The reason it’s not technically managed competition is that it is already an outsourced function — outsourced to a corporation that was created by the city to enable IT services to function outside of the civil service rules. This was deemed necessary when the corporation was created (in the late 1970s) because IT workers were scarce, and competition with the private sector was fierce. As a separate nonprofit corporation, (Data Processing Corp.) was able to pay market wages.

Vincent Vasquez, a senior policy analyst at the National University System Institute for Policy Research, said this move could mean the same thing as managed competition to the public.

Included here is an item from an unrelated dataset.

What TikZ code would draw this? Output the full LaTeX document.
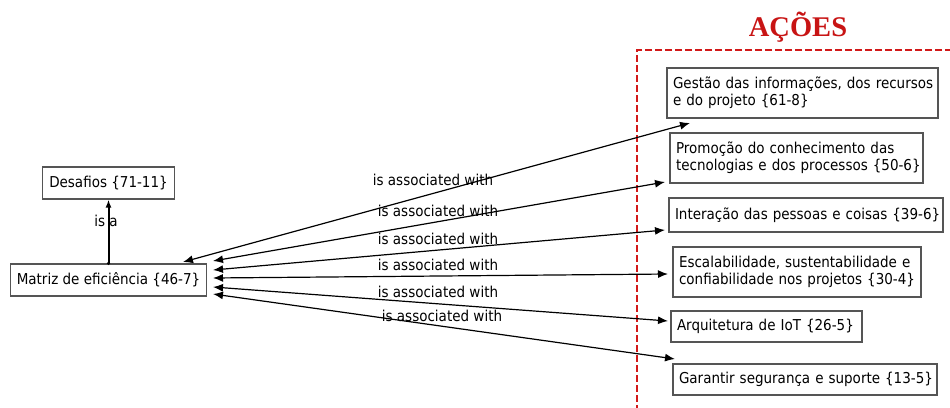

“I think this gets the ball rolling,” said Vasquez, a managed competition proponent.

Vasquez wondered if a contract with a private company could receive City Council approval. Again, a private contract wouldn’t be managed competition, but it might be seen as a step toward it. Council could be wary of going down that road.

“To the public, this is all part of a general competition, outsourcing program,” he said.

Donald Cohen, executive director of the Center for Policy Initiatives, called the question of whether outsourcing Data Processing Corp. is managed competition, “irrelevant.”

The primary issue for him is the managerial oversight of city services, private or not. That has to come from the Mayor’s Office.

“It’s all about Jerry Sanders wants to outsource things,” Cohen said. “The question is does he want to create high-quality government. If not done right, those two things could be on a collision course.”